> **Direction**: In the lines below, output everything from the first line through the line containing "const cbVals=[1,0.8,0.6,0.4,0.2,0,-0.2,-0.4,-0.6,-0.8,-1];" exactly as it is. Pictures are not part of the output.

> **Data**:
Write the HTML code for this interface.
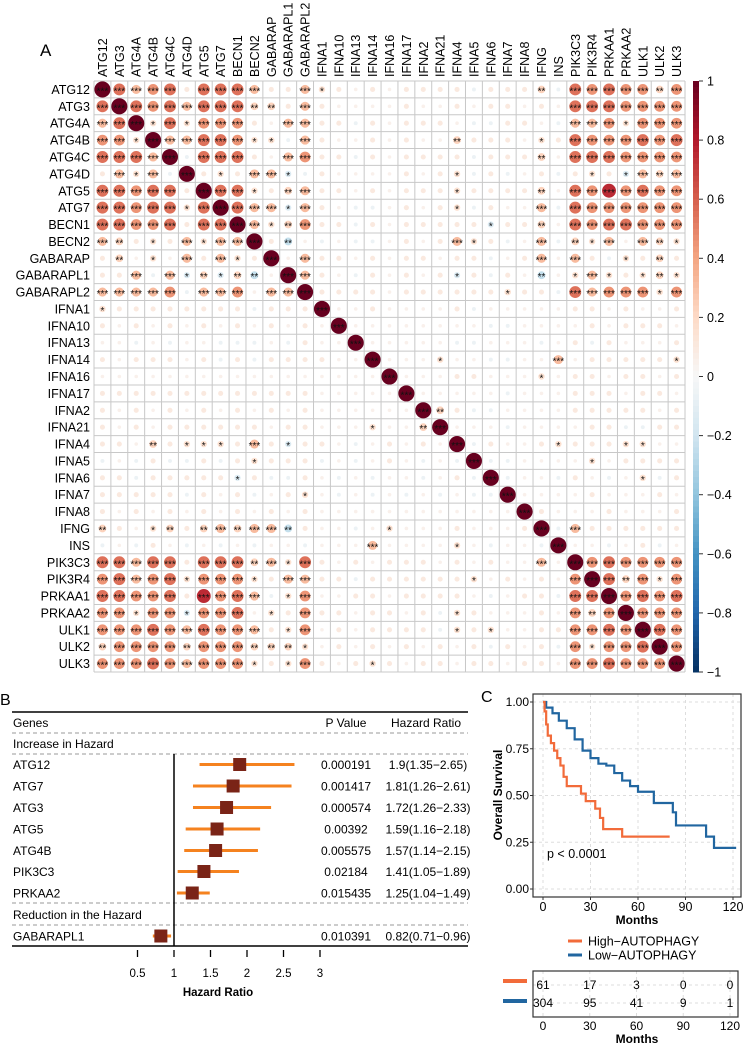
<!DOCTYPE html>
<html><head><meta charset="utf-8"><style>
body{margin:0;background:#fff}
svg text{font-family:"Liberation Sans",Arial,sans-serif}
</style></head><body>
<svg id="fig" width="745" height="1044" viewBox="0 0 745 1044" xmlns="http://www.w3.org/2000/svg">
<g id="corr"></g>
<g id="forest"></g>
<g id="km"></g>
</svg>
<script>
const genes=["ATG12","ATG3","ATG4A","ATG4B","ATG4C","ATG4D","ATG5","ATG7","BECN1","BECN2","GABARAP","GABARAPL1","GABARAPL2","IFNA1","IFNA10","IFNA13","IFNA14","IFNA16","IFNA17","IFNA2","IFNA21","IFNA4","IFNA5","IFNA6","IFNA7","IFNA8","IFNG","INS","PIK3C3","PIK3R4","PRKAA1","PRKAA2","ULK1","ULK2","ULK3"];
// lower-triangle correlation codes, row i has i entries
const corrRows=["","6","46","552","6664","1424a","665661","6656626","66556166","431214244","1302041421","114a4b3b3c0","44445a445044",
"211111111a111","10101010101010","00a0a00aaa0a100","1011101a1a111100","00000000000000000","111111111111100000","1010101010101000000",
"10101111110110002003","11031222141b110a01010","a0a1aa1a12111a0a010a0a","11a11111b1aa10a0a00a01a","11111a101a0120a0a0a0a0aa","1010101010101000000000000",
"31023134344c100a020001000100","a0a10a0a0a00a0004000020a00a"
,"6646616663426101011101010040","564562555214411a1111112010105",
"6655618564a250011011110a011a66","55255b55602151101101a2100010535","55565465541250101111a21200115565","35555355533320101010101a101a52556","5556545552125101210110110110556555"];
const codeVal={"0":0.05,"1":0.1,"2":0.16,"3":0.23,"4":0.32,"5":0.45,"6":0.55,"7":0.65,"8":0.75,"a":-0.06,"b":-0.15,"c":-0.24,"d":-0.3};
const cbTicks=["1","0.8","0.6","0.4","0.2","0","−0.2","−0.4","−0.6","−0.8","−1"];
const cbVals=[1,0.8,0.6,0.4,0.2,0,-0.2,-0.4,-0.6,-0.8,-1];

const fGenes=["ATG12","ATG7","ATG3","ATG5","ATG4B","PIK3C3","PRKAA2","GABARAPL1"];
const fHR=[1.9,1.81,1.72,1.59,1.57,1.41,1.25,0.82];
const fLo=[1.35,1.26,1.26,1.16,1.14,1.05,1.04,0.71];
const fHi=[2.65,2.61,2.33,2.18,2.15,1.89,1.49,0.96];
const fP=["0.000191","0.001417","0.000574","0.00392","0.005575","0.02184","0.015435","0.010391"];
const fTicks=[0.5,1,1.5,2,2.5,3];

const highT=[0,1,2,3,5,7,9,11,13,15,24,27,33,36,38,50,80];
const highS=[1,0.95,0.88,0.82,0.78,0.74,0.70,0.66,0.60,0.55,0.51,0.47,0.43,0.38,0.32,0.28,0.28];
const lowT=[0,2,6,10,15,20,25,30,35,40,45,50,55,60,70,81,82,84,103,108,122];
const lowS=[1,0.97,0.94,0.90,0.86,0.80,0.74,0.70,0.67,0.66,0.62,0.58,0.55,0.52,0.46,0.46,0.41,0.34,0.28,0.22,0.22];
const kmXTicks=[0,30,60,90,120];
const kmYTicks=[0,0.25,0.5,0.75,1];
const kmYLabels=["0.00","0.25","0.50","0.75","1.00"];
const riskHigh=[61,17,3,0,0];
const riskLow=[304,95,41,9,1];

const NS="http://www.w3.org/2000/svg";
function mk(tag,attrs,parent,txt){const e=document.createElementNS(NS,tag);for(const k in attrs)e.setAttribute(k,attrs[k]);if(txt!==undefined)e.textContent=txt;parent.appendChild(e);return e;}
function lerp(a,b,t){return a.map((v,i)=>Math.round(v+(b[i]-v)*t));}
const stops=[[-1,[5,48,97]],[-0.8,[33,102,172]],[-0.6,[67,147,195]],[-0.4,[146,197,222]],[-0.2,[209,229,240]],[0,[247,247,247]],[0.2,[253,219,199]],[0.4,[244,165,130]],[0.6,[214,96,77]],[0.8,[178,24,43]],[1,[103,0,31]]];
function col(v){for(let i=0;i<stops.length-1;i++){if(v<=stops[i+1][0]){const t=(v-stops[i][0])/(stops[i+1][0]-stops[i][0]);const c=lerp(stops[i][1],stops[i+1][1],t);return `rgb(${c})`;}}return "rgb(103,0,31)";}

// ---- correlation matrix
const n=genes.length;
const M=[];for(let i=0;i<n;i++){M.push(new Array(n).fill(0));M[i][i]=1;}
for(let i=1;i<n;i++){const s=corrRows[i]||"";for(let j=0;j<i;j++){const v=codeVal[s[j]]!==undefined?codeVal[s[j]]:0.05;M[i][j]=v;M[j][i]=v;}}
const gx0=94,gy0=81,cs=16.886;
const C=document.getElementById('corr');
const cx=j=>gx0+(j+0.5)*cs, cy=i=>gy0+(i+0.5)*cs;
mk('text',{x:40,y:56,'font-size':17,},C,'A');
for(let i=0;i<n;i++){
  const t=mk('text',{x:90,y:cy(i)+4.5,'font-size':12.5,'text-anchor':'end'},C,genes[i]);
  
  const u=mk('text',{x:0,y:0,'font-size':12.5,transform:`translate(${cx(i)+4.5},77) rotate(-90)`},C,genes[i]);
  
}
for(let i=0;i<=n;i++){
  mk('line',{x1:gx0,x2:gx0+n*cs,y1:gy0+i*cs,y2:gy0+i*cs,stroke:'#c8c8c8','stroke-width':1},C);
  mk('line',{y1:gy0,y2:gy0+n*cs,x1:gx0+i*cs,x2:gx0+i*cs,stroke:'#c8c8c8','stroke-width':1},C);
}
for(let i=0;i<n;i++)for(let j=0;j<n;j++){
  const v=M[i][j],a=Math.abs(v);
  const c=mk('circle',{cx:cx(j),cy:cy(i),r:(cs/2-0.4)*Math.sqrt(a),fill:col(v)},C);
  
  const st=a>=0.3?"***":a>=0.2?"**":a>=0.14?"*":"";
  if(st){const s=mk('text',{x:cx(j),y:cy(i)+5,'font-size':10,'text-anchor':'middle',fill:'#111'},C,st);}
}
// colorbar
const cbX=693,cbW=6,cbT=81,cbB=672;
const cbY=v=>cbT+(1-v)/2*(cbB-cbT);
for(let k=0;k<100;k++){const v1=1-k*0.02;mk('rect',{x:cbX,y:cbY(v1),width:cbW,height:(cbB-cbT)/100+0.5,fill:col(v1-0.01)},C);}
cbVals.forEach((v,k)=>{mk('line',{x1:cbX+cbW,x2:cbX+cbW+4,y1:cbY(v),y2:cbY(v),stroke:'#333'},C);
  const t=mk('text',{x:cbX+14,y:cbY(v)+4.5,'font-size':12.5},C,cbTicks[k]);});

// ---- forest plot
const F=document.getElementById('forest');
const fx=v=>174+(v-1)*73;
mk('text',{x:0,y:705,'font-size':16},F,'B');
mk('line',{x1:12,x2:468,y1:712,y2:712,stroke:'#000','stroke-width':1.5},F);
mk('line',{x1:12,x2:468,y1:946,y2:946,stroke:'#000','stroke-width':1.5},F);
[733,754,903,925].forEach(y=>mk('line',{x1:12,x2:468,y1:y,y2:y,stroke:'#999','stroke-dasharray':'4,3'},F));
mk('text',{x:13,y:727,'font-size':12},F,'Genes');
mk('text',{x:346,y:727,'font-size':12,'text-anchor':'middle'},F,'P Value');
mk('text',{x:426,y:727,'font-size':12,'text-anchor':'middle'},F,'Hazard Ratio');
mk('text',{x:13,y:748,'font-size':12},F,'Increase in Hazard');
mk('text',{x:13,y:919,'font-size':12},F,'Reduction in the Hazard');
mk('line',{x1:174,x2:174,y1:754,y2:946,stroke:'#000','stroke-width':1.5},F);
const fy=[764.5,786,807.5,829,850.5,871.5,893,936];
fGenes.forEach((g,k)=>{
  const y=fy[k];
  mk('text',{x:13,y:y+4.5,'font-size':12},F,g);
  const l=mk('line',{x1:fx(fLo[k]),x2:fx(fHi[k]),y1:y,y2:y,stroke:'#f5821f','stroke-width':3},F);
  
  const r=mk('rect',{x:fx(fHR[k])-6.5,y:y-6.5,width:13,height:13,fill:'#7a2417'},F);
  
  mk('text',{x:346,y:y+4.5,'font-size':12,'text-anchor':'middle'},F,fP[k]);
  mk('text',{x:428,y:y+4.5,'font-size':12,'text-anchor':'middle'},F,`${fHR[k]}(${fLo[k]}−${fHi[k]})`);
});
fTicks.forEach(v=>{mk('line',{x1:fx(v),x2:fx(v),y1:950,y2:957,stroke:'#000','stroke-width':1.3},F);
  mk('text',{x:fx(v),y:977,'font-size':11.5,'text-anchor':'middle'},F,String(v));});
mk('text',{x:218,y:996,'font-size':11.5,'font-weight':'bold','text-anchor':'middle'},F,'Hazard Ratio');

// ---- KM
const K=document.getElementById('km');
const kx=t=>543+t/120*190, ky=s=>889-s*187;
mk('text',{x:481,y:702,'font-size':16},K,'C');
kmXTicks.forEach(t=>mk('line',{x1:kx(t),x2:kx(t),y1:694,y2:897,stroke:'#ddd','stroke-dasharray':'3,3'},K));
kmYTicks.forEach(s=>mk('line',{x1:533,x2:741,y1:ky(s),y2:ky(s),stroke:'#ddd','stroke-dasharray':'3,3'},K));
mk('rect',{x:533,y:694,width:208,height:203,fill:'none',stroke:'#333','stroke-width':1.2},K);
function step(T,S){let d=`M${kx(T[0])},${ky(S[0])}`;for(let i=1;i<T.length;i++){d+=` H${kx(T[i])} V${ky(S[i])}`;}return d;}
const ph=mk('path',{d:step(lowT,lowS),fill:'none',stroke:'#2166a0','stroke-width':2.2},K);
const pl=mk('path',{d:step(highT,highS),fill:'none',stroke:'#f26b3a','stroke-width':2.2},K);
kmYTicks.forEach((s,k)=>{mk('line',{x1:530,x2:533,y1:ky(s),y2:ky(s),stroke:'#333'},K);mk('text',{x:529,y:ky(s)+4,'font-size':12,'text-anchor':'end'},K,kmYLabels[k]);});
kmXTicks.forEach(t=>{mk('line',{x1:kx(t),x2:kx(t),y1:897,y2:900,stroke:'#333'},K);mk('text',{x:kx(t),y:911,'font-size':12.5,'text-anchor':'middle'},K,String(t));});
mk('text',{x:637,y:924,'font-size':12,'font-weight':'bold','text-anchor':'middle'},K,'Months');
mk('text',{x:0,y:0,'font-size':12,'font-weight':'bold','text-anchor':'middle',transform:'translate(502,795) rotate(-90)'},K,'Overall Survival');
mk('text',{x:547,y:858,'font-size':12.5},K,'p < 0.0001');
mk('line',{x1:568,x2:582,y1:941,y2:941,stroke:'#f26b3a','stroke-width':3},K);
mk('text',{x:588,y:945.5,'font-size':12.5},K,'High−AUTOPHAGY');
mk('line',{x1:568,x2:582,y1:955,y2:955,stroke:'#2166a0','stroke-width':3},K);
mk('text',{x:588,y:959.5,'font-size':12.5},K,'Low−AUTOPHAGY');
const rx=t=>543+t/120*187;
kmXTicks.forEach(t=>mk('line',{x1:rx(t),x2:rx(t),y1:971,y2:1017,stroke:'#ddd','stroke-dasharray':'3,3'},K));
[985,1003].forEach(y=>mk('line',{x1:533,x2:738,y1:y,y2:y,stroke:'#ddd','stroke-dasharray':'3,3'},K));
mk('rect',{x:533,y:971,width:205,height:46,fill:'none',stroke:'#333','stroke-width':1.2},K);
mk('line',{x1:503,x2:527,y1:981,y2:981,stroke:'#f26b3a','stroke-width':4},K);
mk('line',{x1:503,x2:527,y1:1001,y2:1001,stroke:'#2166a0','stroke-width':4},K);
kmXTicks.forEach((t,k)=>{
  mk('text',{x:rx(t),y:989,'font-size':12,'text-anchor':'middle'},K,String(riskHigh[k]));
  mk('text',{x:rx(t),y:1007,'font-size':12,'text-anchor':'middle'},K,String(riskLow[k]));
  mk('text',{x:rx(t),y:1030,'font-size':12,'text-anchor':'middle'},K,String(t));
});
mk('text',{x:637,y:1043,'font-size':12,'font-weight':'bold','text-anchor':'middle'},K,'Months');
</script>
</body></html>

> **Result of the exercise**:
Write the HTML code for this interface.
<!DOCTYPE html>
<html><head><meta charset="utf-8"><style>
body{margin:0;background:#fff}
svg text{font-family:"Liberation Sans",Arial,sans-serif}
</style></head><body>
<svg id="fig" width="745" height="1044" viewBox="0 0 745 1044" xmlns="http://www.w3.org/2000/svg">
<g id="corr"></g>
<g id="forest"></g>
<g id="km"></g>
</svg>
<script>
const genes=["ATG12","ATG3","ATG4A","ATG4B","ATG4C","ATG4D","ATG5","ATG7","BECN1","BECN2","GABARAP","GABARAPL1","GABARAPL2","IFNA1","IFNA10","IFNA13","IFNA14","IFNA16","IFNA17","IFNA2","IFNA21","IFNA4","IFNA5","IFNA6","IFNA7","IFNA8","IFNG","INS","PIK3C3","PIK3R4","PRKAA1","PRKAA2","ULK1","ULK2","ULK3"];
// lower-triangle correlation codes, row i has i entries
const corrRows=["","6","46","552","6664","1424a","665661","6656626","66556166","431214244","1302041421","114a4b3b3c0","44445a445044",
"211111111a111","10101010101010","00a0a00aaa0a100","1011101a1a111100","00000000000000000","111111111111100000","1010101010101000000",
"10101111110110002003","11031222141b110a01010","a0a1aa1a12111a0a010a0a","11a11111b1aa10a0a00a01a","11111a101a0120a0a0a0a0aa","1010101010101000000000000",
"31023134344c100a020001000100","a0a10a0a0a00a0004000020a00a"
,"6646616663426101011101010040","564562555214411a1111112010105",
"6655618564a250011011110a011a66","55255b55602151101101a2100010535","55565465541250101111a21200115565","35555355533320101010101a101a52556","5556545552125101210110110110556555"];
const codeVal={"0":0.05,"1":0.1,"2":0.16,"3":0.23,"4":0.32,"5":0.45,"6":0.55,"7":0.65,"8":0.75,"a":-0.06,"b":-0.15,"c":-0.24,"d":-0.3};
const cbTicks=["1","0.8","0.6","0.4","0.2","0","−0.2","−0.4","−0.6","−0.8","−1"];
const cbVals=[1,0.8,0.6,0.4,0.2,0,-0.2,-0.4,-0.6,-0.8,-1];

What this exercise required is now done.